In the simulated analysis depicted in the graph above, fluctuating solar PV production is matched by an inverse power schedule of the BESS. As solar PV production drops, the BESS dispatches power to maintain the electrolyzer power schedule within its operating power constraints. The electrolyzer runs at its maximum possible output the entire time solar PV power is available. Since there is no solar curtailment, all available solar power is used to feed the hydrogen production process and no solar power is wasted.
In the same simulated analysis conducted without use of a BESS, the electrolyzer power profile is diminished due to solar PV power dropping below the minimum operating power constraints, requiring the electrolyzer to shut down. Even though solar PV power rebounds, the electrolyzer power profile cannot follow it immediately due to cold start ramp rates and minimum off time between shut down and startup.
Implications related to the Kuqa facility
At the Kuqa facility in China, one of the issues is that the electrolyzers fail when they are powered at only 30%. As a fix, the facility is planning to shut down electrolyzers when power supplies are unable to meet at least 50% of all three of the electrolyzers’ power requirements. While that may avert safety failures, the increased frequency of start/stops on the systems could increase the wear and tear on the units, shortening their lifespan or increasing their maintenance needs. Plus, there’s an obvious loss of production while the system is shut down. As noted in the analysis above, battery storage could help reduce the quantity of start/stops by firming power when solar PV production dips below the 50% requirement.

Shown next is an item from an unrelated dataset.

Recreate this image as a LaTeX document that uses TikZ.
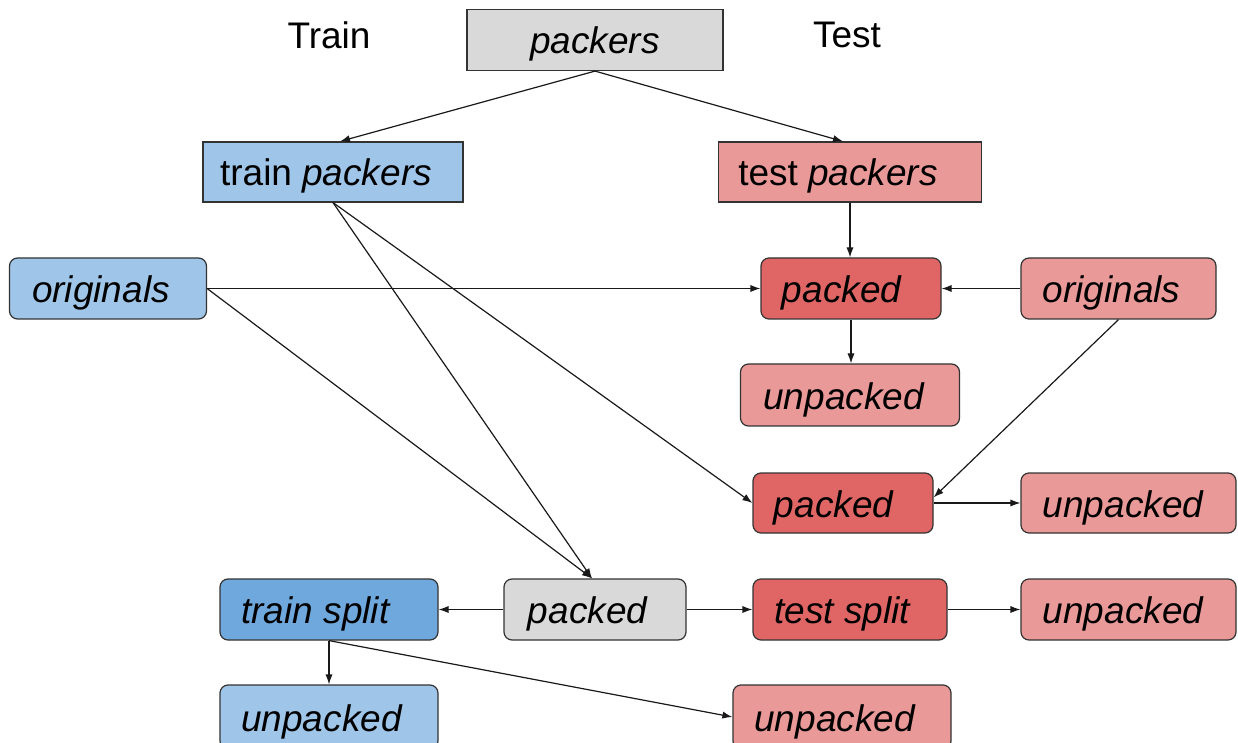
\documentclass[tikz,border=0pt]{standalone}
\usepackage{fontspec}
\setmainfont{Liberation Sans}
\usetikzlibrary{arrows.meta,calc}
\definecolor{greyfill}{HTML}{D9D9D9}
\definecolor{bluelight}{HTML}{9FC5E8}
\definecolor{bluemid}{HTML}{6FA8DC}
\definecolor{redlight}{HTML}{EA9999}
\definecolor{redmid}{HTML}{E06666}
\definecolor{edgegrey}{HTML}{333333}
\begin{document}
\begin{tikzpicture}[x=0.5pt,y=-0.5pt,
  txt/.style={font=\fontsize{18.5}{22}\selectfont},
  box/.style={txt, draw=edgegrey, line width=0.6pt, inner sep=0pt,
    text height=14pt, text depth=0pt},
  sq/.style={box},
  rnd/.style={box, rounded corners=4pt},
  wh/.style 2 args={minimum width=#1*0.5pt, minimum height=#2*0.5pt},
  nudge/.style={execute at end node={\hspace*{#1pt}}},
  nudge/.default=7,
  link/.style={draw=black!90, line width=0.6pt, -{Latex[length=5pt,width=3.6pt]}},
]
\path[use as bounding box, clip] (0,0) rectangle (1238,743);

% column headings
\node[txt] (trainlbl) at (329,35) {Train};
\node[txt] (testlbl) at (847,35) {Test};

% packer sets
\node[sq, fill=greyfill, wh={256}{61}] (packers) at (595,40) {\textit{packers}};
\node[sq, fill=bluelight, wh={260}{60}, nudge] (trainP) at (333,172) {train \textit{packers}};
\node[sq, fill=redlight, wh={263}{60}, nudge=12] (testP) at (850,172) {test \textit{packers}};

% test side
\node[rnd, fill=bluelight, wh={197}{61}, nudge] (origL) at (108,288.5) {\textit{originals}};
\node[rnd, fill=redmid, wh={180}{61}, nudge=9] (packedA) at (851,288.5) {\textit{packed}};
\node[rnd, fill=redlight, wh={195}{61}, nudge] (origR) at (1118.5,288.5) {\textit{originals}};
\node[rnd, fill=redlight, wh={219}{62}, nudge=6] (unpA) at (850,395) {\textit{unpacked}};
\node[rnd, fill=redmid, wh={180}{60}, nudge=9] (packedB) at (843,503) {\textit{packed}};
\node[rnd, fill=redlight, wh={215}{60}, nudge=5] (unpB) at (1128.5,503) {\textit{unpacked}};

% split row
\node[rnd, fill=greyfill, wh={182}{61}, nudge] (packedG) at (595,609.5) {\textit{packed}};
\node[rnd, fill=bluemid, wh={218}{61}, nudge=13] (trainS) at (329,609.5) {\textit{train split}};
\node[rnd, fill=redmid, wh={194}{61}, nudge] (testS) at (850,609.5) {\textit{test split}};
\node[rnd, fill=redlight, wh={215}{61}, nudge=5] (unpC) at (1128.5,609.5) {\textit{unpacked}};

% unpacked results (running off the lower edge)
\node[rnd, fill=bluelight, wh={218}{64}, nudge] (unpD) at (329,717) {\textit{unpacked}};
\node[rnd, fill=redlight, wh={218}{64}, nudge] (unpE) at (842,717) {\textit{unpacked}};

% connectors
\draw[link] (packers.south) -- ($(trainP.north)+(7,0)$);
\draw[link] (packers.south) -- ($(testP.north)+(-7,0)$);
\draw[link] (testP.south) -- (testP.south |- packedA.north);
\draw[link] (origL.east) -- (packedA.west);
\draw[link] (origR.west) -- (packedA.east);
\draw[link] (packedA.south) -- (packedA.south |- unpA.north);
\draw[link] (trainP.south) -- (packedB.west);
\draw[link] (trainP.south) -- ($(packedG.north)+(-3,0)$);
\draw[link] (origL.east) -- ($(packedG.north)+(-3,0)$);
\draw[link] (origR.south) -- ($(packedB.north east)+(0,25)$);
\draw[link] (packedB.east) -- (packedB.east -| unpB.west);
\draw[link] (packedG.west) -- (trainS.east);
\draw[link] (packedG.east) -- (testS.west);
\draw[link] (testS.east) -- (unpC.west);
\draw[link] (trainS.south) -- (trainS.south |- unpD.north);
\draw[link] (trainS.south) -- (unpE.west);
\end{tikzpicture}
\end{document}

Without a battery to boost power supply when solar PV production dips, Kuqa must rely on importing wind power from the grid if they want to avoid shutdowns related to insufficient power supply. But buying wind power from the grid will increase hydrogen production costs, so it is likely that tactic will be avoided if possible. Here again, a battery could help by maximizing PV self-consumption by firming the power within the electrolyzers’ operating constraints, thus maintaining full production when the sun is shining and avoiding curtailment and unnecessary process shutdowns due to solar intermittency.
Oftentimes, the decision to not install a BESS is driven by a belief that the payback or return-on-investment (ROI) isn’t there, but understanding the true value of a BESS for green hydrogen production is a complex calculation that needs to include the added economics of increased hydrogen production from on-site renewables, more consistent production uptime, and the avoided costs of importing energy. When these benefits are combined, it may turn out that the cost of the BESS is the wisest investment when it comes to improving the economics of the green hydrogen plant.